Kimlee Davis Davis
Professor Brinsmaid Page 1
September 26th, 2011
“Response Paper #2”
In the article, “Censoring Myself” by Betty Shamieh, Betty tells the readers of the difficulties she’s faced in her role as a Palestinian-American playwright living and working in America after the events of 9/11. She makes a few main points rather than just one, yet they all coincide to give the reader a complete idea of what she’s been going through. A resounding main point that crops up all throughout the article is that she has been censored drastically, to the point where her art is almost unrecognizable or extinct. She has even give a few examples of how her case hasn’t been the only one. She makes a point to note that the very same irrational people censoring these works are doing it to keep the Palestinian perspective out of the public eye. At certain instances, she became hesitant, wary and even terrified to perform or present her plays and would find herself backing down in cowardice or altering everything she’d created. That is, until she realized how important it was to let these stories be heard just as they were, raw and uncut now more than ever. In censoring herself, she went three years without producing a single work about the Palestinian experience, which she stated “is an enormous part of who I am as a person and an artist” (3). She realized how important it is to maintain her personal story and creations rather than stepping back into the shadows and obliging to the censorship. As she argues, “To censor voices that present exactly those perspectives made it seem as though those voice didn’t exist” (3). Lastly, and most importantly, she explains how this view being kept from the country is keeping us from growing along with our foreign policy.
The overall tone of Betty’s article seems as reserved as she may have felt at the time of writing it. She’s restrained her emotions into a story hoping that it does not fall on deaf ears and admits that it was a terrifying act to write these words and single herself out as an Arab-American. She’s voiced her struggles and what she has learned from them is that it was an overall test of her capability to continue on as a playwright and, thankfully, she’s overcome it. When she talks about the Brave New World Festival it makes me wonder how many wonderful plays were tossed into the trash and what actually became of the festival itself. Fox news comes to mind and my stomach cringes just a bit. The irony that this event was meant to be a venue for alternative ideas and voices and became riddled with holes in the perspective of swiss cheese makes me shake my head into oblivion. I applaud her calm grace in the writing of her luminous story.

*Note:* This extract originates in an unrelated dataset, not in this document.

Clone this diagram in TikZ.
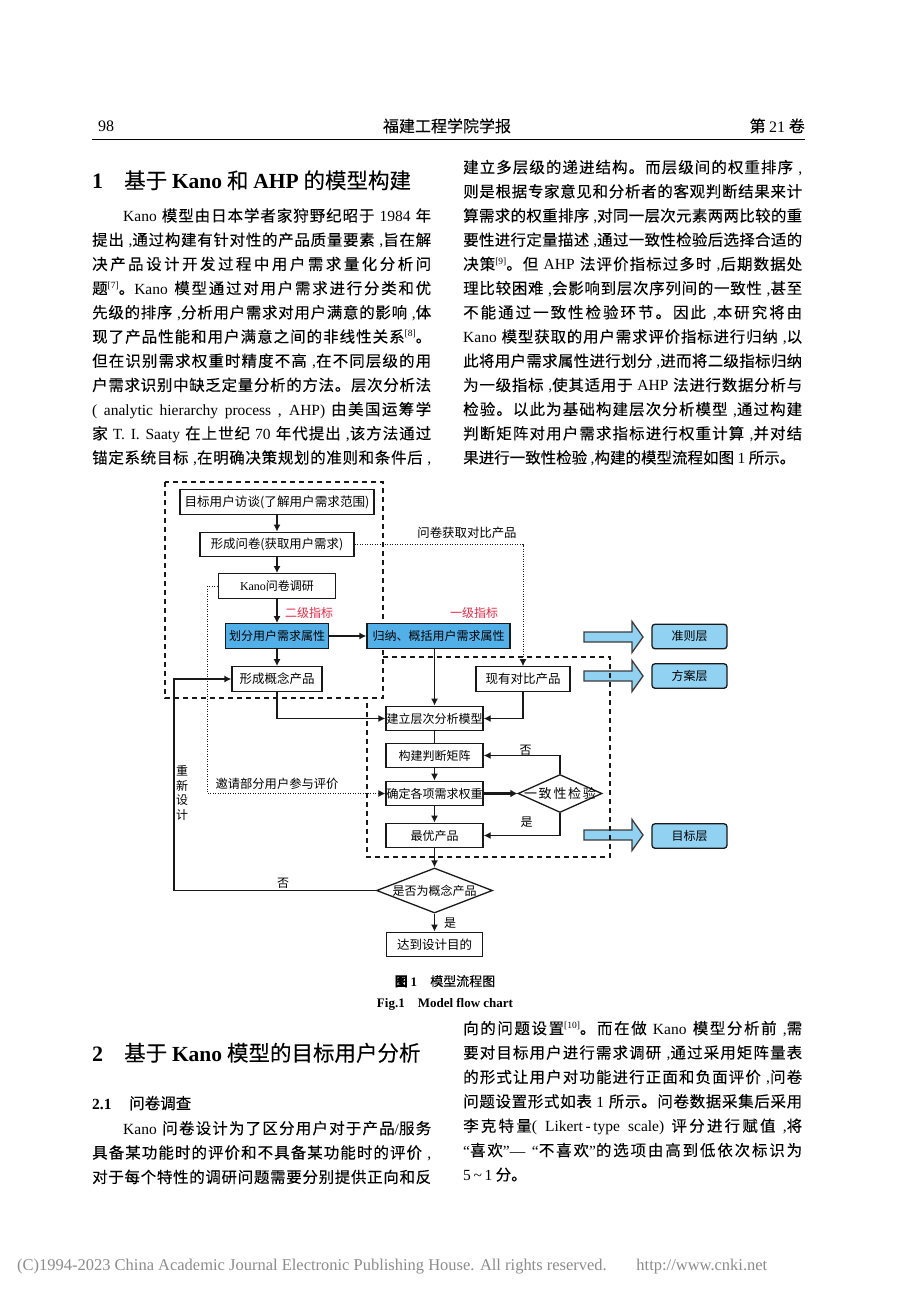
\documentclass[tikz,border=0pt]{standalone}
\usepackage{fontspec}
\usepackage{graphicx}
\setmainfont{Liberation Serif}
\newfontfamily\cjk[FakeBold=0.12]{Noto Sans CJK SC}
\newfontfamily\cjkf{Noto Sans CJK SC}
\usetikzlibrary{arrows.meta,shapes.geometric,calc}
\XeTeXinterchartokenstate=1
\newXeTeXintercharclass\cjkcls
\newcount\cjkc
\cjkc="4E00
\loop
  \XeTeXcharclass\cjkc=\cjkcls
  \advance\cjkc by 1
\ifnum\cjkc<"A000 \repeat
\XeTeXcharclass"3001=\cjkcls
\XeTeXcharclass"3002=\cjkcls
\XeTeXcharclass"FF0C=\cjkcls
\XeTeXinterchartoks\cjkcls\cjkcls={\hskip0pt plus 1pt\relax}
\definecolor{lk}{RGB}{25,25,25}
\definecolor{fcblue}{RGB}{82,176,232}
\definecolor{lblue}{RGB}{145,210,242}
\definecolor{ared}{RGB}{235,40,70}
\definecolor{ftgray}{RGB}{140,140,140}
\newcount\tn
\newcommand\tm[1]{{\rmfamily #1}}
\newcommand\refx[1]{\raisebox{5.5pt}{\rmfamily\fontsize{9.5}{9.5}\selectfont[#1]}}
\newcommand\jl[4]{\global\advance\tn by 1 \node[txt] (t\the\tn) at (#1,#2) {\makebox[#3][s]{#4}};}
\newcommand\nl[3]{\global\advance\tn by 1 \node[txt] (t\the\tn) at (#1,#2) {#3};}
\begin{document}
\begin{tikzpicture}[x=1pt,y=-1pt,
  txt/.style={anchor=base west,inner sep=0,font=\cjk\fontsize{15.5}{15.5}\selectfont},
  fc/.style={font=\cjkf\fontsize{12}{12}\selectfont},
  box/.style={fc,draw=lk,line width=1.3pt,fill=white,inner sep=0,minimum height=24.5pt},
  bbox/.style={box,fill=fcblue},
  lbox/.style={fc,draw=lk,line width=1.3pt,rounded corners=3pt,fill=lblue,inner sep=0,minimum width=75pt,minimum height=24.5pt},
  dia/.style={fc,diamond,draw=lk,line width=1.3pt,fill=white,inner sep=0},
  arr/.style={draw=lk,line width=1.3pt,-{Latex[length=7pt,width=7pt]}},
  ln/.style={draw=lk,line width=1.3pt},
  dotl/.style={draw=lk,line width=1pt,dash pattern=on 1pt off 1.5pt,-{Latex[length=7pt,width=7pt]}},
  dbox/.style={draw=lk,line width=1.6pt,dash pattern=on 5pt off 4pt},
  barr/.style={draw=lk!85,line width=1.3pt,fill=lblue,line join=miter},
  lab/.style={fc,inner sep=0},
  redl/.style={lab,text=ared}]
\useasboundingbox (0,0) rectangle (920,1302);
\fill[white] (0,0) rectangle (920,1302);

% ---------- header ----------
\node[anchor=base west,inner sep=0,font=\rmfamily\fontsize{16}{16}\selectfont] (pg) at (98,131) {98};
\node[anchor=base,inner sep=0,font=\cjk\fontsize{16}{16}\selectfont] (jn) at (447,132) {福建工程学院学报};
\node[anchor=base east,inner sep=0,font=\cjk\fontsize{16}{16}\selectfont] (vol) at (805,132) {第 \tm{21} 卷};
\draw[line width=0.8pt] (92,139.5) -- (805,139.5);

% ---------- section 1 ----------
\node[anchor=base west,inner sep=0,font=\rmfamily\bfseries\fontsize{22}{22}\selectfont] (h1n) at (92,188.5) {1};
\node[anchor=base west,inner sep=0,font=\cjk\fontsize{21.5}{21.5}\selectfont] (h1) at (124,188.5) {基于 \tm{\bfseries Kano} 和 \tm{\bfseries AHP} 的模型构建};

\jl{123}{221.4}{308pt}{\tm{Kano} 模型由日本学者家狩野纪昭于 \tm{1984} 年}
\jl{92}{245.6}{339pt}{提出 \tm{,}通过构建有针对性的产品质量要素 \tm{,}旨在解}
\jl{92}{269.8}{339pt}{决产品设计开发过程中用户需求量化分析问}
\jl{92}{294.0}{339pt}{题\refx{7}。\tm{Kano} 模型通过对用户需求进行分类和优}
\jl{92}{318.2}{339pt}{先级的排序 \tm{,}分析用户需求对用户满意的影响 \tm{,}体}
\jl{92}{342.4}{339pt}{现了产品性能和用户满意之间的非线性关系\refx{8}。}
\jl{92}{366.6}{339pt}{但在识别需求权重时精度不高 \tm{,}在不同层级的用}
\jl{92}{390.8}{339pt}{户需求识别中缺乏定量分析的方法。层次分析法}
\jl{92}{415.0}{339pt}{\tm{( analytic hierarchy process , AHP)} 由美国运筹学}
\jl{92}{439.2}{339pt}{家 \tm{T. I. Saaty} 在上世纪 \tm{70} 年代提出 \tm{,}该方法通过}
\jl{92}{463.4}{339pt}{锚定系统目标 \tm{,}在明确决策规划的准则和条件后 \tm{,}}

\jl{463}{173.0}{339pt}{建立多层级的递进结构。而层级间的权重排序 \tm{,}}
\jl{463}{197.2}{339pt}{则是根据专家意见和分析者的客观判断结果来计}
\jl{463}{221.4}{339pt}{算需求的权重排序 \tm{,}对同一层次元素两两比较的重}
\jl{463}{245.6}{339pt}{要性进行定量描述 \tm{,}通过一致性检验后选择合适的}
\jl{463}{269.8}{339pt}{决策\refx{9}。但 \tm{AHP} 法评价指标过多时 \tm{,}后期数据处}
\jl{463}{294.0}{339pt}{理比较困难 \tm{,}会影响到层次序列间的一致性 \tm{,}甚至}
\jl{463}{318.2}{339pt}{不能通过一致性检验环节。因此 \tm{,}本研究将由}
\jl{463}{342.4}{339pt}{\tm{Kano} 模型获取的用户需求评价指标进行归纳 \tm{,}以}
\jl{463}{366.6}{339pt}{此将用户需求属性进行划分 \tm{,}进而将二级指标归纳}
\jl{463}{390.8}{339pt}{为一级指标 \tm{,}使其适用于 \tm{AHP} 法进行数据分析与}
\jl{463}{415.0}{339pt}{检验。以此为基础构建层次分析模型 \tm{,}通过构建}
\jl{463}{439.2}{339pt}{判断矩阵对用户需求指标进行权重计算 \tm{,}并对结}
\nl{463}{463.4}{果进行一致性检验 \tm{,}构建的模型流程如图 \tm{1} 所示。}

% ---------- flowchart ----------
% block arrows
\draw[barr] (584,632) -- (632,632) -- (632,621.5) -- (643,637) -- (632,652.5) -- (632,642) -- (584,642) -- cycle;
\draw[barr] (584,671) -- (632,671) -- (632,660.5) -- (643,676) -- (632,691.5) -- (632,681) -- (584,681) -- cycle;
\draw[barr] (584,830) -- (632,830) -- (632,819.5) -- (643,835) -- (632,850.5) -- (632,840) -- (584,840) -- cycle;
% dashed groups
\draw[dbox] (165,482) rectangle (383,698);
\draw[dbox] (383,657) -- (610,657) -- (610,857) -- (367,857) -- (367,698);

\node[box,minimum width=194pt,font=\cjkf\fontsize{12.6}{12.6}\selectfont] (n1) at (277,502) {目标用户访谈(了解用户需求范围)};
\node[box,minimum width=154pt,font=\cjkf\fontsize{12.4}{12.4}\selectfont] (n2) at (277,544.5) {形成问卷(获取用户需求)};
\node[box,minimum width=117pt] (n3) at (277,586) {\tm{Kano}问卷调研};
\node[bbox,minimum width=103pt] (n4) at (277,636) {划分用户需求属性};
\node[bbox,minimum width=143pt] (n5) at (438.5,636) {归纳、概括用户需求属性};
\node[box,minimum width=90pt,font=\cjkf\fontsize{12.5}{12.5}\selectfont] (n6) at (277,679) {形成概念产品};
\node[box,minimum width=94pt,font=\cjkf\fontsize{12.5}{12.5}\selectfont] (n7) at (523,679) {现有对比产品};
\node[box,minimum width=97pt] (n8) at (434.5,718.5) {建立层次分析模型};
\node[box,minimum width=97pt] (n9) at (434.5,755.5) {构建判断矩阵};
\node[box,minimum width=97pt] (n10) at (434.5,793.5) {确定各项需求权重};
\node[box,minimum width=97pt] (n11) at (434.5,835.5) {最优产品};
\node[dia,minimum width=84pt,minimum height=38pt] (d1) at (560,793.5) {\makebox[0pt]{\fontsize{13}{13}\selectfont\makebox[72pt][s]{一致性检验}}};
\node[dia,minimum width=116pt,minimum height=45pt] (d2) at (434.5,890.5) {\makebox[0pt]{是否为概念产品}};
\node[box,minimum width=96pt,font=\cjkf\fontsize{12.5}{12.5}\selectfont] (n12) at (434.5,944.5) {达到设计目的};

\node[lbox] (k1) at (689.5,636.5) {准则层};
\node[lbox] (k2) at (689.5,676) {方案层};
\node[lbox] (k3) at (689.5,836) {目标层};

% labels
\node[redl] (r2) at (309,613) {二级指标};
\node[redl] (r1) at (474,613) {一级指标};
\node[lab,font=\cjkf\fontsize{12.4}{12.4}\selectfont] (q1) at (467,533) {问卷获取对比产品};
\node[lab,font=\cjkf\fontsize{12.3}{12.3}\selectfont] (q2) at (277,784) {邀请部分用户参与评价};
\node[lab] (no1) at (525.5,750) {否};
\node[lab] (ys1) at (526.5,822) {是};
\node[lab] (no2) at (283,883) {否};
\node[lab] (ys2) at (450,923) {是};
\node[lab,align=center,font=\cjkf\fontsize{12}{14.4}\selectfont] (rd) at (182,793) {重\\新\\设\\计};

% connectors
\draw[arr] (n1) -- (n2);
\draw[arr] (n2) -- (n3);
\draw[arr] (n3) -- (n4);
\draw[arr] (n4) -- (n6);
\draw[arr] (n4) -- (n5);
\draw[arr] (n5.south -| n8.north) -- (n8.north);
\draw[arr] (n6.south) |- (n8.west);
\draw[arr] (n7.south) |- (n8.east);
\draw[ln] (n8) -- (n9);
\draw[arr] (n9) -- (n10);
\draw[arr] (n10) -- (n11);
\draw[draw=lk,line width=2.2pt,-{Latex[length=7pt,width=8pt]}] (n10.east) -- (d1.west);
\draw[arr] (d1.north) |- (n9.east);
\draw[arr] (d1.south) |- (n11.east);
\draw[arr] (n11) -- (d2);
\draw[arr] (d2) -- (n12);
\draw[arr] (d2.west) -- ++(-202,0) |- (n6.west);
\draw[dotl] (n2.east) -| (n7.north);
\draw[dotl] (n3.west) -- ++(-10,0) |- (n10.west);

% ---------- caption ----------
\node[anchor=base,inner sep=0,font=\cjk\fontsize{13}{13}\selectfont] (cap1) at (445,986) {{\bfseries 图 \tm{\bfseries 1}}\hspace{1em}模型流程图};
\node[anchor=base,inner sep=0,font=\rmfamily\bfseries\fontsize{13}{13}\selectfont] (cap2) at (445,1007.5) {Fig.1\hspace{1em}Model flow chart};

% ---------- section 2 ----------
\node[anchor=base west,inner sep=0,font=\rmfamily\bfseries\fontsize{22}{22}\selectfont] (h2n) at (92,1061) {2};
\node[anchor=base west,inner sep=0,font=\cjk\fontsize{21.5}{21.5}\selectfont] (h2) at (124,1061) {基于 \tm{\bfseries Kano} 模型的目标用户分析};
\node[anchor=base west,inner sep=0,font=\rmfamily\bfseries\fontsize{15.5}{15.5}\selectfont] (h21n) at (92,1109) {2.1};
\node[txt] (h21) at (129,1109) {问卷调查};

\jl{123}{1134}{308pt}{\tm{Kano} 问卷设计为了区分用户对于产品\tm{/}服务}
\jl{92}{1158.4}{339pt}{具备某功能时的评价和不具备某功能时的评价 \tm{,}}
\jl{92}{1182.8}{339pt}{对于每个特性的调研问题需要分别提供正向和反}

\jl{463}{1034}{339pt}{向的问题设置\refx{10}。而在做 \tm{Kano} 模型分析前 \tm{,}需}
\jl{463}{1058.4}{339pt}{要对目标用户进行需求调研 \tm{,}通过采用矩阵量表}
\jl{463}{1082.8}{339pt}{的形式让用户对功能进行正面和负面评价 \tm{,}问卷}
\jl{463}{1107.2}{339pt}{问题设置形式如表 \tm{1} 所示。问卷数据采集后采用}
\jl{463}{1131.6}{339pt}{李克特量\tm{( Likert\,-\,type scale)} 评分进行赋值 \tm{,}将}
\jl{463}{1156}{339pt}{\tm{“}喜欢\tm{”}\tm{—} \tm{“}不喜欢\tm{”}的选项由高到低依次标识为}
\nl{463}{1180.4}{\tm{5\,\textasciitilde\,1} 分。}

% ---------- footer ----------
\node[anchor=base west,inner sep=0,text=ftgray] (ft) at (17,1270) {\resizebox{750pt}{!}{\rmfamily\fontsize{16}{16}\selectfont (C)1994-2023 China Academic Journal Electronic Publishing House. All rights reserved.\hspace{1.8em}http://www.cnki.net}};
\end{tikzpicture}
\end{document}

If you were to ask me my opinions on the article, I would have to refer you to the art of ancient Egypt. The artists weren’t regarded as anything very special. They were forced to create images out of strictly custom designed gridwork and never to sway from the persistent form they were presented. The kings and the rich payed for these sculptures and drawings and had the final say in what they looked like. They were the ones who got to rule the way art in their soceity was portrayed and the artists had to deal with it. The outcome was a set of rigid displays left behind for anyone to come across and see whatever these rulers had planned for them to see. They decided on what point of view was to be set and no other art forms were allowed. That is what comes to mind whenever I read this article.
Betty Shamieh speaks out in “Censoring Myself”, against the supression of mind opening perspectives and censorship in artistic theater. After seeing what it’s done to her work, or lack-thereof, she’s decided to refuse to give in to the pressures of conformity and subject herself to defeat. I think witnessing the ways in which others have been treated just like she has, she’s taken on a new vigor for the theater. She knows that somebody has to stand up and say no to the cutting and pasting. Theater is highly influential to the masses and can make such an impact in the world. As she puts it, “A good play, a play that makes you feel, allows you to see its characters as fully human, if only for two hours” (3). I think she ends the article on the most important idea of the whole piece. Anyone would be silly not to agree with her when she says, “If more people actually saw Palestinians as human beings, our foreign policy could not and would not be the same” (3). After all, how could it?